Sue: If you could help me with this, then the learning environment in class would get so much better
Jack: If you could do this for me, allowing me to get some rest in the evening, I would be so much more available and engaged during the day.
While the D-E-A-R skills help you to know what to, the M-A-N skills show you how to do it:
Mindful: Stay mindful of what you want to accomplish. Don’t allow yourself to be sidetracked or diverted. Just keep asking for what you want over and over.
Sue: I would still like to meet with you (regardless of what the Principal says)
Jack: I do need to have my free time in the evenings.
Appear Confident: Use a confident voice, posture and maintain eye contact. Appear effective and sure of yourself. The emphasis here is to appear confident, even when you don’t feel confident.

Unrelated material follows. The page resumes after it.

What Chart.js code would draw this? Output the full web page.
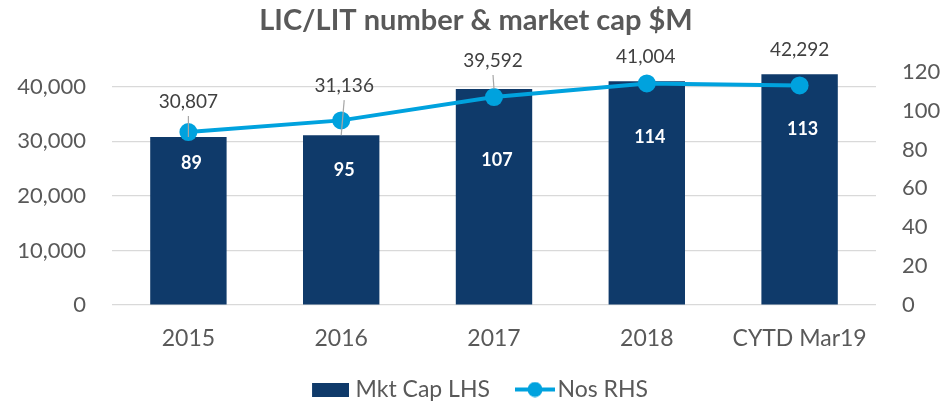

Negotiate: Be willing to reduce your request while still getting your main needs met. Focus on what will work for you. You might even turn the tables and ask the other person “What do you think we should do”
If you have a difficult conversation coming up, it helps to write down all the things that you want to say, according to the DEAR MAN format, and then practice them beforehand. Work out what you are willing to settle for in advance. If you have a friend or partner to roleplay with, that is even better. Instruct your partner to specifically make it challenging, to give some pushback, so that you can specifically practice being mindful and confidently portraying yourself through your tone, speech and body language.
Dear Man is an effective communication technique that will increase the likelihood of more satisfying outcomes in your relationships.